David Stevens of UNISDR emphasized that Earth observation data is essential to measuring the achievement of the seven global targets of the Sendai Framework for Disaster Risk Reduction (SFDRR), along with the 38 indicators. Stevens introduced the open source, free of charge DesInventar Sendai database, developed by UNISDR for the reporting and systematic analysis of the 38 SFDRR indicators interlinked with other SDG monitoring systems.
The remaining presentations focused on practical applications of Earth observations at the project and programme level. Philip Briscoe from Rezatec introduced their “Re-naturalisation Index,” a predictive decision-support tool for flood mitigation. Briscoe explained Rezatec’s method in identifying green spaces with the capacity to mitigate flood events and then prioritise them according to their potential to receive and curb floods. He then walked through city-regional mappings of the technical criteria of an active project in France for a large municipality and how it will inform the city’s resilience programme and interventions.

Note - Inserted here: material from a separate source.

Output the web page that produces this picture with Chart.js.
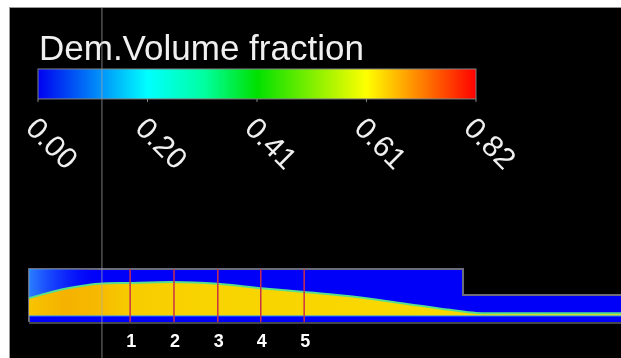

Stephen Passmore from Resilience Brokers spoke to the importance of bringing EO and other sources of data together to support city-region resilience. He outlined the data-driven resilience.io integrated-systems platform for city-region planning, procurement and investment. Passmore went on to illustrate a use case in Scotland, which Resilience Brokers is conducting with Rezatec and ESA for Scottish Canals, on how EO data can give infrastructure and utility managers a greater understanding of risks, in this case of flooding and slope risks, in order to better plan and maintain their assets and networks. He concluded with the case for investing in EO data leading to greater infrastructure productivity, which through integrated planning can translate into a saving of up to 40% of the cost of the infrastructure needed to deliver the Sendai Framework and Global Goals.
Olanda Bata, from USAID’s Coastal Cities Adaptation Project (CCAP) in Mozambique, reiterated the importance of EO data for informing integrated vulnerability maps and local adaptations plans and municipal structure plans as well as specific interventions, which included restoration of coastal mangroves and other natural infrastructure. She explained how the use of climate risks including EO-generated data were successfully communicated to decision makers, impacted residents and other stakeholders in the five cities of her project through participatory planning processes and public forums.
Bata cautioned that without external support, however, access to data is somehow poor given the limited resources many municipal governments posses, especially in the Global South. Inadequate resources are a major constraint as the municipalities have many competing needs, some of them critical for service delivery. Therefore, acquisition of climate and geospatial EO data and the production of visualisations and analytical mappings are too often relegated as a non-critical priority category. “Open-source platforms are a very good opportunity for attaining more data -- these resources must be made known and made accessible to various users,” Bata urged.